Plotting code records:
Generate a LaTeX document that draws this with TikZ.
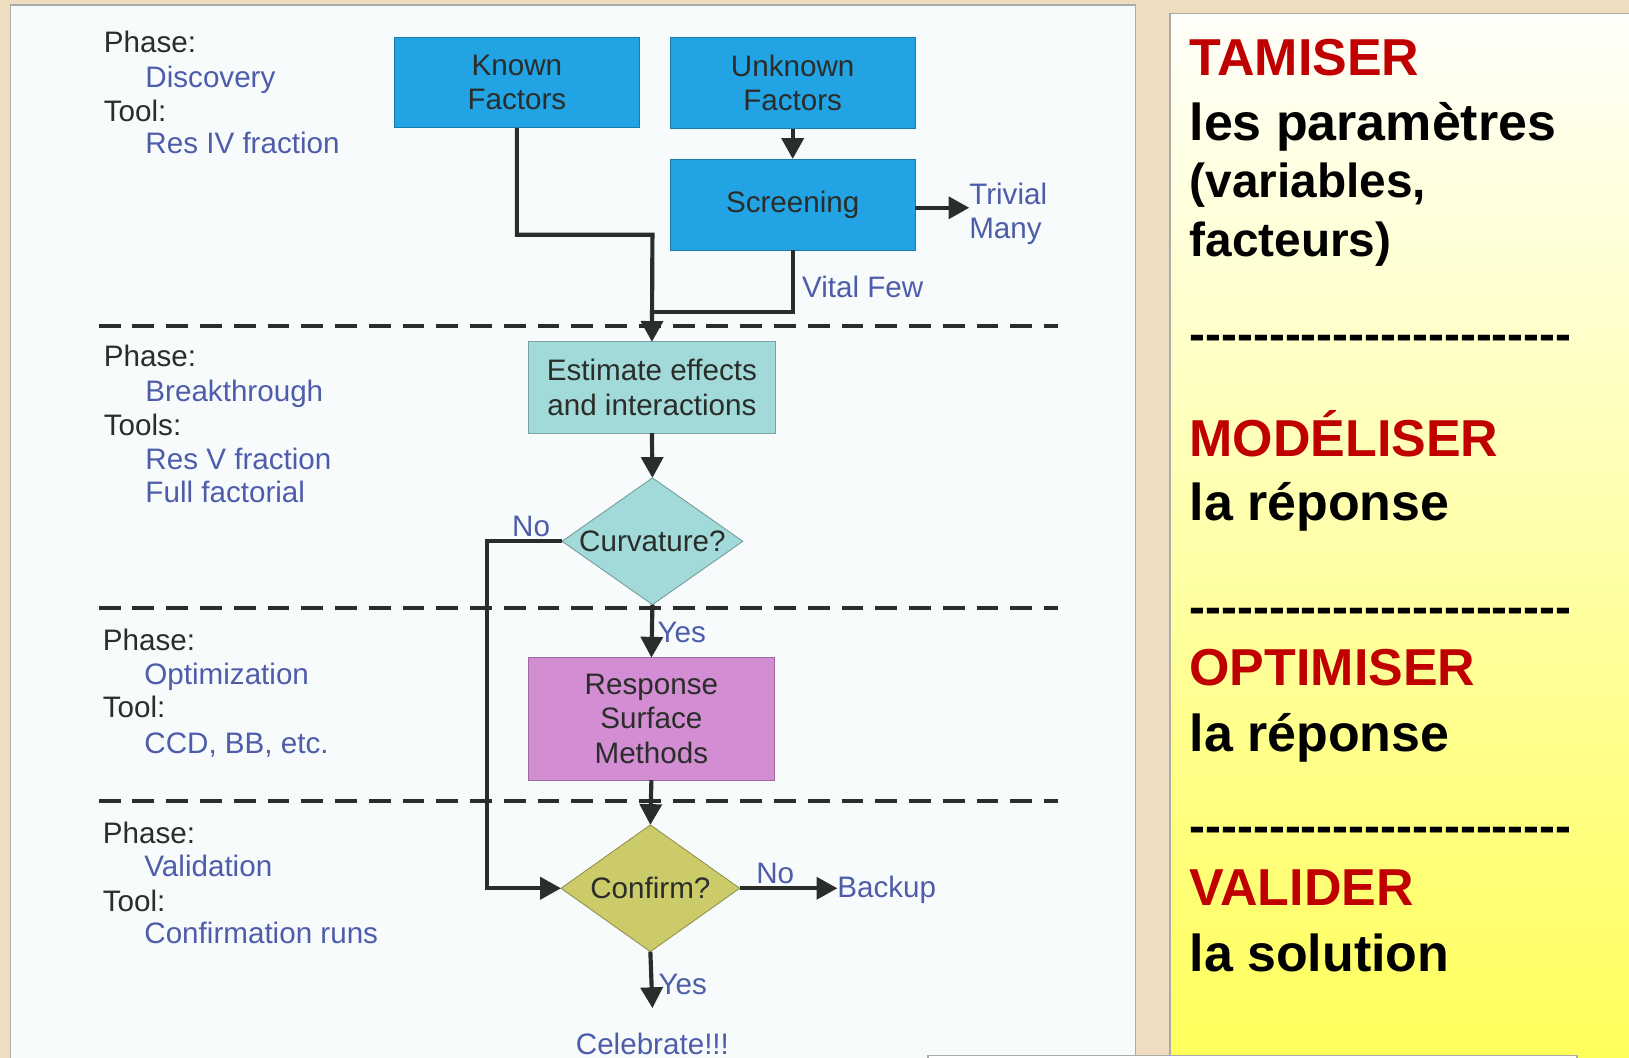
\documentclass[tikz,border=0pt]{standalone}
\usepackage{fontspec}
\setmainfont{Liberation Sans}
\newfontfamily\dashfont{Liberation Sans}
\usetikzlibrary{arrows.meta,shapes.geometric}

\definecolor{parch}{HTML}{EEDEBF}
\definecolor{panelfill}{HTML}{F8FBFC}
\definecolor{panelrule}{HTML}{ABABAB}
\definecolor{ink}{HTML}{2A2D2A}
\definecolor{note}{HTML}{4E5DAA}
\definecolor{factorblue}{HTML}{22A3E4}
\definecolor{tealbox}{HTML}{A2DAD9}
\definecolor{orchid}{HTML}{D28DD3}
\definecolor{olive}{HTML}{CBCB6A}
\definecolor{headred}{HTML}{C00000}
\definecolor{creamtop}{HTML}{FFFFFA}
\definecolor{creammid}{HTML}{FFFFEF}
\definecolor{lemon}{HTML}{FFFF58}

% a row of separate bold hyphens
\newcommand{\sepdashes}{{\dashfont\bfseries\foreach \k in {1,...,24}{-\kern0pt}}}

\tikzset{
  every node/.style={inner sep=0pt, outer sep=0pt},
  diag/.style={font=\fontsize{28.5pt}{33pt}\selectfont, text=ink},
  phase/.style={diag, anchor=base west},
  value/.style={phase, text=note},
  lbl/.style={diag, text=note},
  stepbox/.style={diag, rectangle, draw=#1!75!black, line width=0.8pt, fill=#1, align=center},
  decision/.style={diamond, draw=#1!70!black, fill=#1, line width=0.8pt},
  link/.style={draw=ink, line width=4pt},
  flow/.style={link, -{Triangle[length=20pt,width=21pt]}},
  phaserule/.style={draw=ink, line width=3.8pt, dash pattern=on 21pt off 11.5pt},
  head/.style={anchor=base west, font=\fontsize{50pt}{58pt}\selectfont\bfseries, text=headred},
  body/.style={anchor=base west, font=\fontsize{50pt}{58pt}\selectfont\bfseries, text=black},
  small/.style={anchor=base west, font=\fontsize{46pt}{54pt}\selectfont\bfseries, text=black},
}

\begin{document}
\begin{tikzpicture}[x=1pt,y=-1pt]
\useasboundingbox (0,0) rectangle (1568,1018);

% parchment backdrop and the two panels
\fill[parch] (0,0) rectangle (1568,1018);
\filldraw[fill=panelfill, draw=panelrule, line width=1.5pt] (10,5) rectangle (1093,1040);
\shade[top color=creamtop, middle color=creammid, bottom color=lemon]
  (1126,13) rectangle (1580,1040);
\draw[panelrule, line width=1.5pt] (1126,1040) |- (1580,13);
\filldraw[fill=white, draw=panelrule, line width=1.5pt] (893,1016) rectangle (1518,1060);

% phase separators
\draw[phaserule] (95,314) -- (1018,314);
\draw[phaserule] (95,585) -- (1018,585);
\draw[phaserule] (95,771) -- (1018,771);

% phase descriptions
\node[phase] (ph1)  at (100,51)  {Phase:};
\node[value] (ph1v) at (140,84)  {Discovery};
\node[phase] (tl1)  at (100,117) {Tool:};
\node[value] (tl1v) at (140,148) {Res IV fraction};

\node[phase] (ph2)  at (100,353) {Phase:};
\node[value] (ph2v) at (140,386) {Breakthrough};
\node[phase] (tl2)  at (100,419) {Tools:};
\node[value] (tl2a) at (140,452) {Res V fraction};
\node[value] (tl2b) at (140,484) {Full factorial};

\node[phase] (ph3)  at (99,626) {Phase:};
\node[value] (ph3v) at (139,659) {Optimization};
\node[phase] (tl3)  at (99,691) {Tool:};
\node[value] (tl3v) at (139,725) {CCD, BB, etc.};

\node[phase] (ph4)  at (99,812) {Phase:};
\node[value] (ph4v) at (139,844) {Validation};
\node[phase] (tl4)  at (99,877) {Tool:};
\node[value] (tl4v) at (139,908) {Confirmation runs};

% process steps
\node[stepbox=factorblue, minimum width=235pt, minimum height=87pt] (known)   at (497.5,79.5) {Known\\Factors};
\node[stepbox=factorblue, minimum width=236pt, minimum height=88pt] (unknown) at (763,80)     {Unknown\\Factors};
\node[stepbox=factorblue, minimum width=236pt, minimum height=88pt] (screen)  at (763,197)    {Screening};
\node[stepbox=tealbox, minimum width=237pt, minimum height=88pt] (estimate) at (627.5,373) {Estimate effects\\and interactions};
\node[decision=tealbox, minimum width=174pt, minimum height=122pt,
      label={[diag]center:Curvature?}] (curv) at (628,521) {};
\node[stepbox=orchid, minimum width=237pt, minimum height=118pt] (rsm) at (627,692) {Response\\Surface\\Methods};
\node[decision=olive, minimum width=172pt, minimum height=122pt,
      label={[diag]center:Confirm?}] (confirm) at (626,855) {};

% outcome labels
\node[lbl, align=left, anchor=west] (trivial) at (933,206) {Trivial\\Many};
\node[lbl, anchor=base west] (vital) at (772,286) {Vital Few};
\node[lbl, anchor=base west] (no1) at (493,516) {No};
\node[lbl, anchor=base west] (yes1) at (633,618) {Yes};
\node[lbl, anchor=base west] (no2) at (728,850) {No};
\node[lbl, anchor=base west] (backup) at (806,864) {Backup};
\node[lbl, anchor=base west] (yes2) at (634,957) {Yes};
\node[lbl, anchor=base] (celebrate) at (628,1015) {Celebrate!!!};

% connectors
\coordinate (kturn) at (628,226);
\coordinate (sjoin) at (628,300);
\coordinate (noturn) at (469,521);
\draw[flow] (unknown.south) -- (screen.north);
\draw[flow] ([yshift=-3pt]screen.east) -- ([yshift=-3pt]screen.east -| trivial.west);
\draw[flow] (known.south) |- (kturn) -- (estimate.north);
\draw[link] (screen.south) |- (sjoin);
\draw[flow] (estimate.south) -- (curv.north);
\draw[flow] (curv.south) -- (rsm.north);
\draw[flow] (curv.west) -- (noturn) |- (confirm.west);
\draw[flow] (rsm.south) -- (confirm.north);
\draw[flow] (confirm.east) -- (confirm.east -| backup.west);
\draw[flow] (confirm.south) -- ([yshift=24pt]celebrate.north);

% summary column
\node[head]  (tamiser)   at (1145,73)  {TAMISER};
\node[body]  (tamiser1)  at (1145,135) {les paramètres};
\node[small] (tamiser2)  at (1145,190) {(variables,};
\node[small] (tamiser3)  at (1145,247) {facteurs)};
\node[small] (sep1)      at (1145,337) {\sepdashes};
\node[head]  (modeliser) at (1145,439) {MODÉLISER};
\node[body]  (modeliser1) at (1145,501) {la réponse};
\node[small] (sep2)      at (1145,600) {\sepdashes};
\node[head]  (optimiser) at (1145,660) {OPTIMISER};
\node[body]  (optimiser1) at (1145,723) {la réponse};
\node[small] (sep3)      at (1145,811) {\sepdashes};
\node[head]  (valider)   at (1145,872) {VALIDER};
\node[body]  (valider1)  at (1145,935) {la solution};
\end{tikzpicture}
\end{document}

==

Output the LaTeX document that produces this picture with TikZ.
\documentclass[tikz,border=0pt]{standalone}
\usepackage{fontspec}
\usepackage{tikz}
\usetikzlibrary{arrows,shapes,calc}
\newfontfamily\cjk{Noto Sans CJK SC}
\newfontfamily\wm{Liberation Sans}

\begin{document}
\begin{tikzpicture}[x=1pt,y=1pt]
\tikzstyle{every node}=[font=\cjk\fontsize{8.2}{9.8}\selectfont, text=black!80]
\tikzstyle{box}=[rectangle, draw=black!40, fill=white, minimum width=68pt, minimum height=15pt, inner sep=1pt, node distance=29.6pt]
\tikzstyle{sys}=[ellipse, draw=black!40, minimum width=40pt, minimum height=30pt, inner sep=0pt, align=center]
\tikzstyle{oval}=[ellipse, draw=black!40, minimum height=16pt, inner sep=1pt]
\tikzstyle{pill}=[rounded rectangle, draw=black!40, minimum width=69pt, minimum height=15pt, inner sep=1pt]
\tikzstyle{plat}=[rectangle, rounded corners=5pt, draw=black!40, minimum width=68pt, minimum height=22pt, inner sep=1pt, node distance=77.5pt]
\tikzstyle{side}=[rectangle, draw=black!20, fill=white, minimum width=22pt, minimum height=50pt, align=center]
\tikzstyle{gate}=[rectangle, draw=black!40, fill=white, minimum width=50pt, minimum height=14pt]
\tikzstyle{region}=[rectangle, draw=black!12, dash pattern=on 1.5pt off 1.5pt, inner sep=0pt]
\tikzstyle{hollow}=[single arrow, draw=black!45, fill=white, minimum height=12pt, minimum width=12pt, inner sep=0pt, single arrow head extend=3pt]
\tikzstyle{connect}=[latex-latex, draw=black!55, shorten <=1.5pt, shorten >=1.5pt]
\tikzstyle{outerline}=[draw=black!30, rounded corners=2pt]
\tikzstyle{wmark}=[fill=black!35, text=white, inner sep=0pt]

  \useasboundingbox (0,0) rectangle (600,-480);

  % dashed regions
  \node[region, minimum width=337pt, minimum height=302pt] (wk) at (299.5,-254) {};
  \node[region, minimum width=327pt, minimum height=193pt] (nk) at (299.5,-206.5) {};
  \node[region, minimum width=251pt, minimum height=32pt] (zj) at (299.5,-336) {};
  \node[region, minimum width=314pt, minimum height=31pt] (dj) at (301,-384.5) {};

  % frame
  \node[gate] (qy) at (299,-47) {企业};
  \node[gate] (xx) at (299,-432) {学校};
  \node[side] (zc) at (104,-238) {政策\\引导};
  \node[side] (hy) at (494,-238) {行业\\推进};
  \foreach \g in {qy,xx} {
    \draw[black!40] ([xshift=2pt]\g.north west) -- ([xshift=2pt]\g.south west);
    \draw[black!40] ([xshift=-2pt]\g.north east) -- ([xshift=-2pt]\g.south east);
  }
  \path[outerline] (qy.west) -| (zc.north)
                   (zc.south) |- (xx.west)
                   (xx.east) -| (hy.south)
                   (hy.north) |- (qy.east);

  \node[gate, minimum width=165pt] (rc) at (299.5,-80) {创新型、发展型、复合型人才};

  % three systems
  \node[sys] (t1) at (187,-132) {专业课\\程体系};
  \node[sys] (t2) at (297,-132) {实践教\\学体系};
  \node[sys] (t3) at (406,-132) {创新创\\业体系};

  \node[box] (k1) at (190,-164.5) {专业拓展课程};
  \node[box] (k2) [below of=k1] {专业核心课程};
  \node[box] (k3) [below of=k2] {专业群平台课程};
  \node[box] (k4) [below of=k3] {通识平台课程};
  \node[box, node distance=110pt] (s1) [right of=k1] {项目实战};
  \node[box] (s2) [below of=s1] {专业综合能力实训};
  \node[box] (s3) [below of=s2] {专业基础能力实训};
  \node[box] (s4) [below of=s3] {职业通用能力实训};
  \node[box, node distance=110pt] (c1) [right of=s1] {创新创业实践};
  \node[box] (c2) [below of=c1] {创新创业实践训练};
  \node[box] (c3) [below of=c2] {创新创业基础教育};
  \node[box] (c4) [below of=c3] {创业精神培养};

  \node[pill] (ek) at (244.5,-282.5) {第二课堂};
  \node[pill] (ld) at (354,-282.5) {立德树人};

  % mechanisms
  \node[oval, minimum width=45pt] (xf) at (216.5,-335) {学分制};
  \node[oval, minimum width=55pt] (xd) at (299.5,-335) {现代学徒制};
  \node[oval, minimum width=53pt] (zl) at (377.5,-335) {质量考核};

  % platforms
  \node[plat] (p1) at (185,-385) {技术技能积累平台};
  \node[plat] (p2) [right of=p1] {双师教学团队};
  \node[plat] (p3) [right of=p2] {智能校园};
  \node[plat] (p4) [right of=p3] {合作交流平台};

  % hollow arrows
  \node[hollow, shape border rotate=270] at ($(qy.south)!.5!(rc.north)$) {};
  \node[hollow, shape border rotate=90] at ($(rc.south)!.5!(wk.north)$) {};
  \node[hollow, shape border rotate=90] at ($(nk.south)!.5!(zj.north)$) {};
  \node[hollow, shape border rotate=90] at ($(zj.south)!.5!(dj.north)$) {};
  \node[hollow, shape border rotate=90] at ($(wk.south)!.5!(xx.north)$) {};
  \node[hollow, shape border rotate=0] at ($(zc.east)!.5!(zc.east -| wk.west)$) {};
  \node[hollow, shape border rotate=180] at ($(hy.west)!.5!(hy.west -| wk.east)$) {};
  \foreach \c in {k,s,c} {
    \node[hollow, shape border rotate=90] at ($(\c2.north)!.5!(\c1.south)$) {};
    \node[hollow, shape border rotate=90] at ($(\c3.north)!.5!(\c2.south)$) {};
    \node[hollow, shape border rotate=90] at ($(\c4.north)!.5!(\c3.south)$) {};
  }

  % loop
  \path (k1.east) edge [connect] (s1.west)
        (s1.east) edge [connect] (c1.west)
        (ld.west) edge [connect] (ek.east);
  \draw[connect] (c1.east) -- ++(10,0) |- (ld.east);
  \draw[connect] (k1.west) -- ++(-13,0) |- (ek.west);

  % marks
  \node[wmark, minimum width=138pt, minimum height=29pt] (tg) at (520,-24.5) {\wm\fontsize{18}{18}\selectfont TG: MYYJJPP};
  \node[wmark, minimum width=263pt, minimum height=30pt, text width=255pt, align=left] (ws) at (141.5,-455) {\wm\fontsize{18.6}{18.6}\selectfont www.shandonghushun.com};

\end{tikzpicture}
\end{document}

EXERCISE REQUIREMENTS:
Give again the run of lines that opens at the line with "Output the LaTeX" and closes at the line with "(0,0) rectangle (600,-480);", exactly, and only that run.

TASK OUTPUT:
Output the LaTeX document that produces this picture with TikZ.
\documentclass[tikz,border=0pt]{standalone}
\usepackage{fontspec}
\usepackage{tikz}
\usetikzlibrary{arrows,shapes,calc}
\newfontfamily\cjk{Noto Sans CJK SC}
\newfontfamily\wm{Liberation Sans}

\begin{document}
\begin{tikzpicture}[x=1pt,y=1pt]
\tikzstyle{every node}=[font=\cjk\fontsize{8.2}{9.8}\selectfont, text=black!80]
\tikzstyle{box}=[rectangle, draw=black!40, fill=white, minimum width=68pt, minimum height=15pt, inner sep=1pt, node distance=29.6pt]
\tikzstyle{sys}=[ellipse, draw=black!40, minimum width=40pt, minimum height=30pt, inner sep=0pt, align=center]
\tikzstyle{oval}=[ellipse, draw=black!40, minimum height=16pt, inner sep=1pt]
\tikzstyle{pill}=[rounded rectangle, draw=black!40, minimum width=69pt, minimum height=15pt, inner sep=1pt]
\tikzstyle{plat}=[rectangle, rounded corners=5pt, draw=black!40, minimum width=68pt, minimum height=22pt, inner sep=1pt, node distance=77.5pt]
\tikzstyle{side}=[rectangle, draw=black!20, fill=white, minimum width=22pt, minimum height=50pt, align=center]
\tikzstyle{gate}=[rectangle, draw=black!40, fill=white, minimum width=50pt, minimum height=14pt]
\tikzstyle{region}=[rectangle, draw=black!12, dash pattern=on 1.5pt off 1.5pt, inner sep=0pt]
\tikzstyle{hollow}=[single arrow, draw=black!45, fill=white, minimum height=12pt, minimum width=12pt, inner sep=0pt, single arrow head extend=3pt]
\tikzstyle{connect}=[latex-latex, draw=black!55, shorten <=1.5pt, shorten >=1.5pt]
\tikzstyle{outerline}=[draw=black!30, rounded corners=2pt]
\tikzstyle{wmark}=[fill=black!35, text=white, inner sep=0pt]

  \useasboundingbox (0,0) rectangle (600,-480);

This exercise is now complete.